Questa è l’unica opera di Paul Dukas, anche se ci sono echi di Debussy e di Wagner nell’uso del leitmotiv, che rielabora durante tutta l'opera per sfuggire alla sensazione della ripetizione, la scrittura musicale è personale e originale e straordinariamente evocativa dei vari luoghi dell’azione, dei personaggi e dei loro stati psicologici. Per quanto l’ascolto non dal vivo, in streaming sia penalizzante ci è parso che la direzione di Lothar Koenigs abbia colto nel segno guidando i bravi componenti dell’orchestra a sfruttare tutti i colori della iridescente tavolozza cromatica di Dukas, dall’oscurità inquietante e tenebrosa alla riconquistata luminosità della luce del sole, nelle diverse dinamiche e ritmiche che li esaltano. Il ruolo di Ariane è pesantissimo per la lunghezza, per la tecnica vocale e l’espressività che la splendida e fascinosa linea vocale creata da Dukas richiede, sempre nei l limiti di un ascolto in streaming che non permettono di valutare appieno le caratteristiche vocali, Katarina Karnéus ha ben assolto il suo compito e così anche le interpreti femminili, l’unico interprete maschile e il coro.
Lo streaming è altrettanto penalizzante per la messa in scena se non di più, perché la telecamera non permette di scegliere il personale punto di vista. Àlex Ollé, nella sua intervista ha detto che la sua impostazione della regia è basata sul racconto e sull’incubo, sul reale e sugli aspetti psicologici.
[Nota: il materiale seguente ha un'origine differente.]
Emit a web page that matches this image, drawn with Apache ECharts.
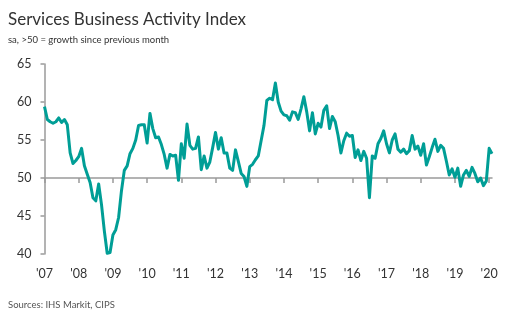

La messa in scena ci è parsa curata negli aspetti tecnici ma, se alcune scene come l’apertura delle porte immergono in una dimensione onirica, la successiva parte ambientata in un realistico banchetto di nozze con tanti tavoli apparecchiati, che poi vengono usati in diverse circostanze, ci lascia perplesse. L’opera è concepita e voluta con un contenuto simbolico che non ha meno forza di un racconto realistico, anzi è esattamente il contrario. Un’ambientazione realistica in questo contesto indebolisce i simboli, le molte comparse femminili, con mascherina (sic!), che affiancano le cinque mogli a rappresentare tutte le donne, ci è sembrata una ulteriore soluzione inutile. Àlex Ollé ha anche affermato che Ariane è una donna di oggi e che la ricerca della libertà è tema attuale, certo che lo è se riflettiamo sulla narrazione di Ariane et Barbe-Bleue. Le sei porte che vengono aperte per prime si spalancano su camere che contengono immense ricchezze, ma nella settima stanza le mogli hanno le vesti stracciate perché lo sono le loro anime impoverite e prigioniere, come quelle di coloro che vengono privati della fruizione dell’Arte dal vivo.